**Instructions to follow**
Leaving out all pictures, reproduce the entries below exactly, from the first line through the line that contains "TICK = 0.08".

**Data in this exercise**
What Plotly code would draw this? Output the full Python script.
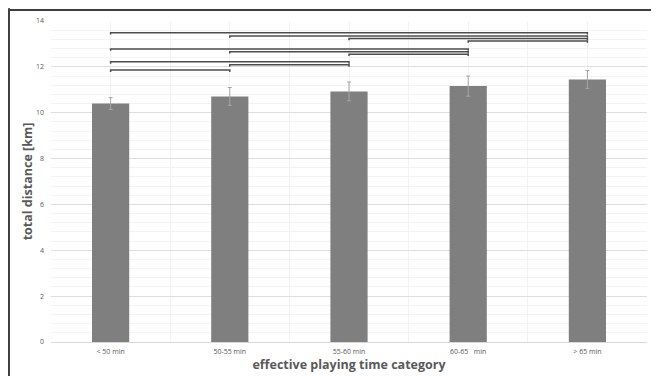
import plotly.graph_objects as go

categories = ["< 50 min", "50-55 min", "55-60 min", "60-65   min", "> 65 min"]
means = [10.40, 10.71, 10.93, 11.16, 11.45]
sd = [0.26, 0.39, 0.41, 0.44, 0.39]

bracket_from = [0, 1, 2, 3, 0, 1, 2, 0, 1, 0]
bracket_to = [4, 4, 4, 4, 3, 3, 3, 2, 2, 1]
bracket_y = [13.49, 13.35, 13.24, 13.13, 12.78, 12.66, 12.55, 12.22, 12.09, 11.86]

y_ticks = [0, 2, 4, 6, 8, 10, 12, 14]

xpos = list(range(len(categories)))
TICK = 0.08

fig = go.Figure()
fig.add_trace(go.Bar(
    x=xpos, y=means, width=0.312,
    marker=dict(color="#7f7f7f", line=dict(width=0)),
    error_y=dict(type="data", array=sd, visible=True, color="#a5a5a5", thickness=1, width=2),
    showlegend=False,
))

for a, b, yv in zip(bracket_from, bracket_to, bracket_y):
    fig.add_trace(go.Scatter(
        x=[a, a, b, b], y=[yv - TICK, yv, yv, yv - TICK],
        mode="lines", line=dict(color="#4d4d4d", width=1.5),
        showlegend=False, hoverinfo="skip",
    ))

fig.update_layout(
    width=651, height=368,
    margin=dict(l=43, r=12, t=13, b=34),
    paper_bgcolor="white", plot_bgcolor="white",
    font=dict(family="Open Sans", color="#595959"),
    xaxis=dict(
        range=[-0.5, len(categories) - 0.5], automargin=False,
        tickmode="array", tickvals=xpos, ticktext=categories,
        tickfont=dict(size=7, color="#595959"),
        showgrid=True, gridcolor="#f2f2f2", gridwidth=1,
        minor=dict(tick0=-0.5, dtick=1, showgrid=True, gridcolor="#f2f2f2", gridwidth=1),
        zeroline=False, showline=False, ticks="", ticklabelstandoff=4,
        title=dict(text="<b>effective playing time category</b>", font=dict(size=12.5, color="#595959"), standoff=5),
    ),
    yaxis=dict(
        range=[0, 14], tickmode="array", tickvals=y_ticks, automargin=False,
        tickfont=dict(size=7, color="#595959"),
        showgrid=True, gridcolor="#dedede", gridwidth=1,
        minor=dict(dtick=0.4, tick0=0, showgrid=True, gridcolor="#f3f3f3", gridwidth=1),
        zeroline=True, zerolinecolor="#d9d9d9", zerolinewidth=1,
        showline=False, ticks="", ticklabelstandoff=6,
        title=dict(text="<b>total distance [km]</b>", font=dict(size=12.5, color="#595959"), standoff=0),
    ),
    shapes=[
        dict(type="line", xref="paper", yref="paper", x0=-0.0705, x1=-0.0705, y0=1.04, y1=-0.2,
             line=dict(color="#3f3f3f", width=2)),
        dict(type="line", xref="paper", yref="paper", x0=-0.0705, x1=1.03, y0=1.0343, y1=1.0343,
             line=dict(color="#3f3f3f", width=2)),
    ],
)

fig.write_html("out.html")
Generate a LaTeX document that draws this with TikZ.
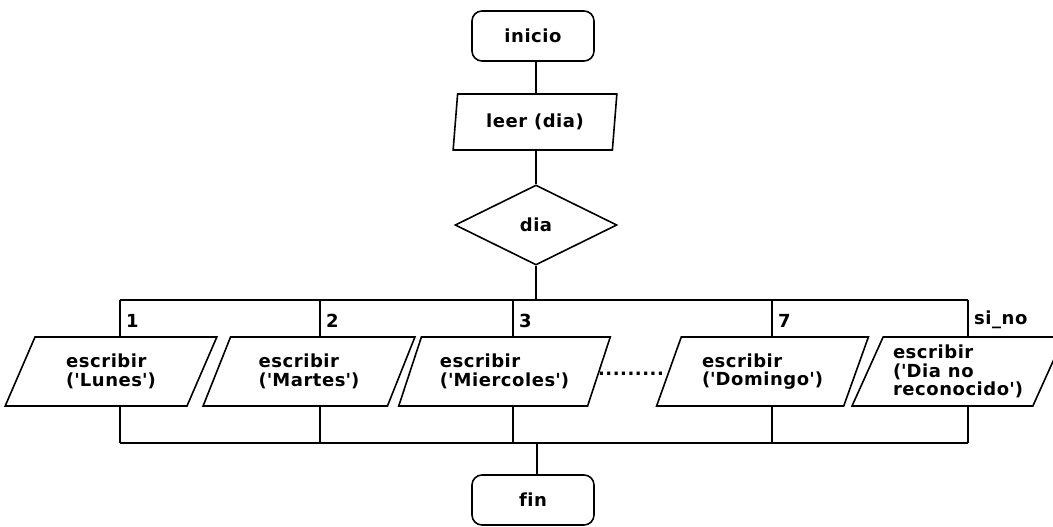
\documentclass[tikz,border=0pt]{standalone}
\usepackage{fontspec}
\setmainfont{DejaVu Sans}[LetterSpace=3, Ligatures=NoCommon]
\usetikzlibrary{shapes.geometric}
\newcommand{\apos}{\textquotesingle}
\begin{document}
\begin{tikzpicture}[x=1pt,y=-1pt,
  every node/.style={font=\bfseries\fontsize{18}{18.5}\selectfont},
  line/.style={draw=black, line width=1.6pt},
  terminal/.style={line, rectangle, rounded corners=10pt,
    minimum width=122pt, minimum height=50pt, inner sep=0pt},
  io/.style={line, trapezium, trapezium left angle=63, trapezium right angle=117,
    trapezium stretches=true, minimum width=212pt, minimum height=69pt,
    inner sep=0pt, align=left},
  decision/.style={line, diamond, minimum width=162pt, minimum height=80pt, inner sep=0pt},
  caselabel/.style={anchor=west, inner sep=0pt}
]
\useasboundingbox (0,0) rectangle (1053,527);

% main column
\coordinate (m) at (536,0);
\coordinate (mm) at (537,0);

\node[terminal] (inicio) at (533,36) {inicio};
\node[line, trapezium, trapezium left angle=80, trapezium right angle=100,
  trapezium stretches=true, minimum width=164pt, minimum height=56pt,
  inner sep=0pt] (leer) at (535,122) {leer (dia)};
\node[decision] (dia) at (536,225) {dia};

% branch points on the upper and lower rails
\coordinate (t1) at (120,300);
\coordinate (t2) at (320,300);
\coordinate (t3) at (513,300);
\coordinate (t7) at (772,300);
\coordinate (tn) at (968,300);
\coordinate (b1) at (120,443);
\coordinate (b2) at (320,443);
\coordinate (b3) at (513,443);
\coordinate (b7) at (772,443);
\coordinate (bn) at (968,443);

% output boxes
\node[io] (lunes) at (111,371.5) {escribir\\(\apos Lunes\apos)};
\node[io] (martes) at (309,371.5) {escribir\\(\apos Martes\apos)};
\node[io] (miercoles) at (504.5,371.5) {escribir\\(\apos Miercoles\apos)};
\node[io] (domingo) at (762.5,371.5) {escribir\\(\apos Domingo\apos)};
\node[io] (otro) at (958,371.5) {escribir\\(\apos Dia no\\reconocido\apos)};
\node[inner sep=0pt] (dots) at (631,374) {.........};

% case labels
\node[caselabel] (l1) at (126,321) {1};
\node[caselabel] (l2) at (326,321) {2};
\node[caselabel] (l3) at (519,321) {3};
\node[caselabel] (l7) at (778,321) {7};
\node[caselabel] (ln) at (974,320) {si\_no};

\node[terminal] (fin) at (533,500) {fin};

% connectors
\draw[line] (inicio.south -| m) -- (leer.north -| m);
\draw[line] (leer.south -| m) -- (dia.north);
\draw[line] (dia.south) -- (dia.south |- t1);
\draw[line] (t1) -- (tn);
\draw[line] (t1) -- (t1 |- lunes.north);
\draw[line] (t2) -- (t2 |- martes.north);
\draw[line] (t3) -- (t3 |- miercoles.north);
\draw[line] (t7) -- (t7 |- domingo.north);
\draw[line] (tn) -- (tn |- otro.north);
\draw[line] (b1 |- lunes.south) -- (b1);
\draw[line] (b2 |- martes.south) -- (b2);
\draw[line] (b3 |- miercoles.south) -- (b3);
\draw[line] (b7 |- domingo.south) -- (b7);
\draw[line] (bn |- otro.south) -- (bn);
\draw[line] (b1) -- (bn);
\draw[line] (mm |- b1) -- (fin.north -| mm);
\end{tikzpicture}
\end{document}
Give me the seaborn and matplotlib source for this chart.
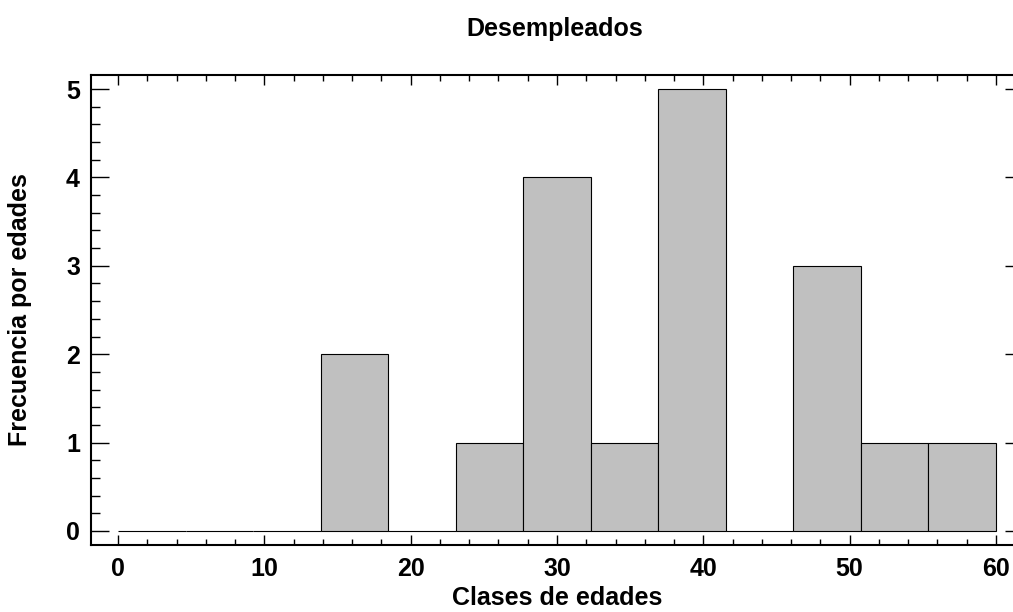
import numpy as np
import pandas as pd
import matplotlib
matplotlib.use("Agg")
import matplotlib.pyplot as plt
import seaborn as sns
from matplotlib.ticker import MultipleLocator

# Data
class_lower = 0
class_upper = 60
n_classes = 13
frequencies = [0, 0, 0, 2, 0, 1, 4, 1, 5, 0, 3, 1, 1]
title = "Desempleados"
xlabel = "Clases de edades"
ylabel = "Frecuencia por edades"

edges = np.linspace(class_lower, class_upper, n_classes + 1)
centers = (edges[:-1] + edges[1:]) / 2
df = pd.DataFrame({"edad": centers, "freq": frequencies})

sns.set_theme(style="white")
plt.rcParams['font.family'] = ['Liberation Sans', 'DejaVu Sans']
plt.rcParams['font.weight'] = 'bold'
for k in ['text.color', 'axes.labelcolor', 'xtick.color', 'ytick.color',
          'xtick.labelcolor', 'ytick.labelcolor', 'axes.edgecolor']:
    plt.rcParams[k] = 'black'

W, H = 1013, 612
L, R, T, B = 91, 1023, 75, 545
fig = plt.figure(figsize=(W / 100, H / 100), dpi=100)
ax = fig.add_axes([L / W, 1 - B / H, (R - L) / W, (B - T) / H])

sns.histplot(data=df, x="edad", weights="freq", bins=n_classes,
             binrange=(class_lower, class_upper), ax=ax,
             color="#c0c0c0", edgecolor="black", linewidth=0.8, alpha=1.0)

ax.set_xlim(-1.85, 61.85)
ax.set_ylim(-0.16, 5.16)

ax.xaxis.set_major_locator(MultipleLocator(10))
ax.xaxis.set_minor_locator(MultipleLocator(2))
ax.yaxis.set_major_locator(MultipleLocator(1))
ax.yaxis.set_minor_locator(MultipleLocator(0.2))

for s in ax.spines.values():
    s.set_linewidth(1.5)
    s.set_color("black")
    s.set_visible(True)

ax.tick_params(which='both', direction='in', top=True, right=True,
               left=True, bottom=True, color='black', width=1.0)
ax.tick_params(axis='x', which='major', length=7, pad=9, labelsize=18)
ax.tick_params(axis='x', which='minor', length=4.3)
ax.tick_params(axis='y', which='major', length=13, pad=8, labelsize=18)
ax.tick_params(axis='y', which='minor', length=6.5)

for lab in ax.get_xticklabels() + ax.get_yticklabels():
    lab.set_fontweight('bold')

ax.set_xlabel(xlabel, fontsize=18, fontweight='bold', va='center')
ax.xaxis.set_label_coords(0.5, (B - 598) / (B - T))
ax.set_ylabel(ylabel, fontsize=18, fontweight='bold', va='center')
ax.yaxis.set_label_coords((20 - L) / (R - L), 0.5)
fig.text(555 / W, 1 - 29 / H, title, ha='center', va='center',
         fontsize=18, fontweight='bold')
ax.grid(False)

fig.savefig("out.png", dpi=100)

**Completed exercise**
What Plotly code would draw this? Output the full Python script.
import plotly.graph_objects as go

categories = ["< 50 min", "50-55 min", "55-60 min", "60-65   min", "> 65 min"]
means = [10.40, 10.71, 10.93, 11.16, 11.45]
sd = [0.26, 0.39, 0.41, 0.44, 0.39]

bracket_from = [0, 1, 2, 3, 0, 1, 2, 0, 1, 0]
bracket_to = [4, 4, 4, 4, 3, 3, 3, 2, 2, 1]
bracket_y = [13.49, 13.35, 13.24, 13.13, 12.78, 12.66, 12.55, 12.22, 12.09, 11.86]

y_ticks = [0, 2, 4, 6, 8, 10, 12, 14]

xpos = list(range(len(categories)))
TICK = 0.08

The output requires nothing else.